> What to work on
Pictures stay out of the copy; set down each line of the listing below exactly.

## Begin

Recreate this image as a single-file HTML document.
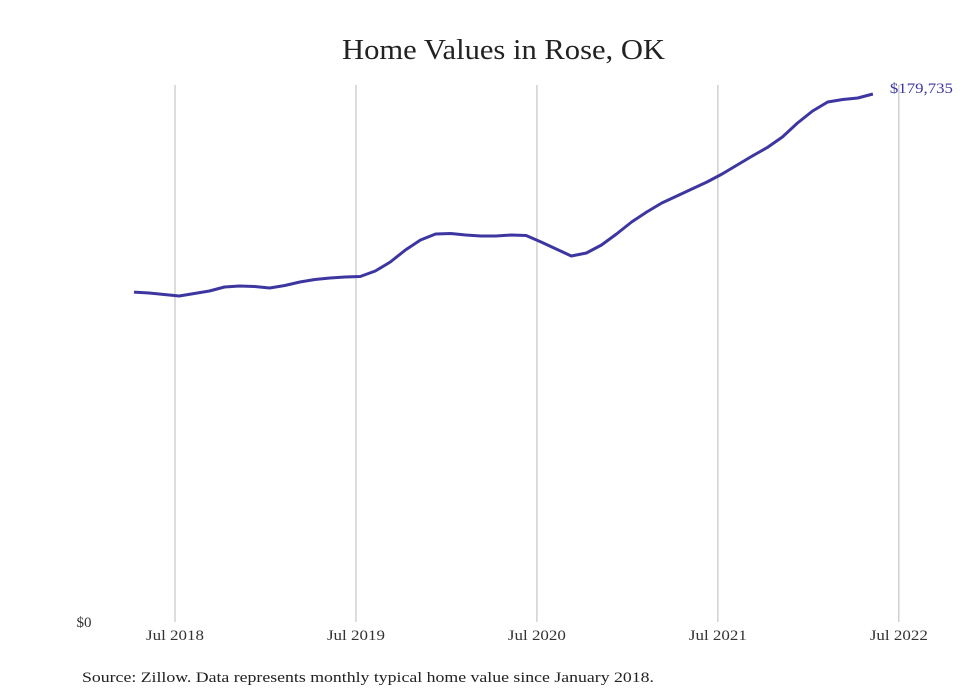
<!DOCTYPE html>
<html><head><meta charset="utf-8"><style>
body{margin:0;background:#fff;}
svg{display:block;font-family:"Liberation Serif",serif;}
</style></head><body>
<svg id="chart" width="980" height="699">
<text x="342" y="59" font-size="29" fill="#222" textLength="323" lengthAdjust="spacingAndGlyphs">Home Values in Rose, OK</text>
<g id="grid"></g>
<g id="xticks"></g>
<text x="84" y="627" text-anchor="middle" font-size="15" fill="#333">$0</text>
<path id="line" fill="none" stroke="#3d36a0" stroke-width="3" stroke-linejoin="round"></path>
<text id="endlabel" font-size="15" fill="#3d36a0" textLength="63" lengthAdjust="spacingAndGlyphs"></text>
<text x="82" y="682" font-size="15" fill="#222" textLength="572" lengthAdjust="spacingAndGlyphs">Source: Zillow. Data represents monthly typical home value since January 2018.</text>
</svg>
<script>
const values=[112300,111990,111480,110970,111820,112670,114030,114370,114200,113690,114540,115740,116590,117100,117440,117610,119480,122540,126630,130030,132080,132250,131740,131390,131390,131740,131560,129350,126970,124590,125610,128330,132080,136160,139560,142630,145010,147390,149780,152500,155560,158630,161520,165090,169860,173940,177010,177860,178370,179735];
const firstMonth=3.28; // months since Jan 2018
const tickMonths=[6,18,30,42,54];
const tickLabels=["Jul 2018","Jul 2019","Jul 2020","Jul 2021","Jul 2022"];
const x=m=>175+(m-6)*15.08;
const y=v=>622-v/179735*528;
const ns="http://www.w3.org/2000/svg";
const grid=document.getElementById('grid'),xt=document.getElementById('xticks');
tickMonths.forEach((m,i)=>{
  const l=document.createElementNS(ns,'line');
  
  
  l.setAttribute('x1',x(m));l.setAttribute('x2',x(m));l.setAttribute('y1',85);l.setAttribute('y2',622);
  l.setAttribute('stroke','#bbb');l.setAttribute('stroke-width','1');
  grid.appendChild(l);
  const t=document.createElementNS(ns,'text');
  
  
  t.setAttribute('x',x(m));t.setAttribute('y',640);t.setAttribute('text-anchor','middle');
  t.setAttribute('font-size','15');t.setAttribute('fill','#333');
  t.setAttribute('textLength','58');t.setAttribute('lengthAdjust','spacingAndGlyphs');
  t.textContent=tickLabels[i];
  xt.appendChild(t);
});
document.getElementById('line').setAttribute('d',values.map((v,i)=>(i?'L':'M')+x(firstMonth+i).toFixed(1)+','+y(v).toFixed(1)).join(''));
const last=values[values.length-1];
const el=document.getElementById('endlabel');
el.setAttribute('x',x(firstMonth+values.length-1)+17);
el.setAttribute('y',y(last)-1);
el.textContent='$'+last.toLocaleString('en-US');
</script>
</body></html>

## End

> Full response
Recreate this image as a single-file HTML document.
<!DOCTYPE html>
<html><head><meta charset="utf-8"><style>
body{margin:0;background:#fff;}
svg{display:block;font-family:"Liberation Serif",serif;}
</style></head><body>
<svg id="chart" width="980" height="699">
<text x="342" y="59" font-size="29" fill="#222" textLength="323" lengthAdjust="spacingAndGlyphs">Home Values in Rose, OK</text>
<g id="grid"></g>
<g id="xticks"></g>
<text x="84" y="627" text-anchor="middle" font-size="15" fill="#333">$0</text>
<path id="line" fill="none" stroke="#3d36a0" stroke-width="3" stroke-linejoin="round"></path>
<text id="endlabel" font-size="15" fill="#3d36a0" textLength="63" lengthAdjust="spacingAndGlyphs"></text>
<text x="82" y="682" font-size="15" fill="#222" textLength="572" lengthAdjust="spacingAndGlyphs">Source: Zillow. Data represents monthly typical home value since January 2018.</text>
</svg>
<script>
const values=[112300,111990,111480,110970,111820,112670,114030,114370,114200,113690,114540,115740,116590,117100,117440,117610,119480,122540,126630,130030,132080,132250,131740,131390,131390,131740,131560,129350,126970,124590,125610,128330,132080,136160,139560,142630,145010,147390,149780,152500,155560,158630,161520,165090,169860,173940,177010,177860,178370,179735];
const firstMonth=3.28; // months since Jan 2018
const tickMonths=[6,18,30,42,54];
const tickLabels=["Jul 2018","Jul 2019","Jul 2020","Jul 2021","Jul 2022"];
const x=m=>175+(m-6)*15.08;
const y=v=>622-v/179735*528;
const ns="http://www.w3.org/2000/svg";
const grid=document.getElementById('grid'),xt=document.getElementById('xticks');
tickMonths.forEach((m,i)=>{
  const l=document.createElementNS(ns,'line');
  
  
  l.setAttribute('x1',x(m));l.setAttribute('x2',x(m));l.setAttribute('y1',85);l.setAttribute('y2',622);
  l.setAttribute('stroke','#bbb');l.setAttribute('stroke-width','1');
  grid.appendChild(l);
  const t=document.createElementNS(ns,'text');
  
  
  t.setAttribute('x',x(m));t.setAttribute('y',640);t.setAttribute('text-anchor','middle');
  t.setAttribute('font-size','15');t.setAttribute('fill','#333');
  t.setAttribute('textLength','58');t.setAttribute('lengthAdjust','spacingAndGlyphs');
  t.textContent=tickLabels[i];
  xt.appendChild(t);
});
document.getElementById('line').setAttribute('d',values.map((v,i)=>(i?'L':'M')+x(firstMonth+i).toFixed(1)+','+y(v).toFixed(1)).join(''));
const last=values[values.length-1];
const el=document.getElementById('endlabel');
el.setAttribute('x',x(firstMonth+values.length-1)+17);
el.setAttribute('y',y(last)-1);
el.textContent='$'+last.toLocaleString('en-US');
</script>
</body></html>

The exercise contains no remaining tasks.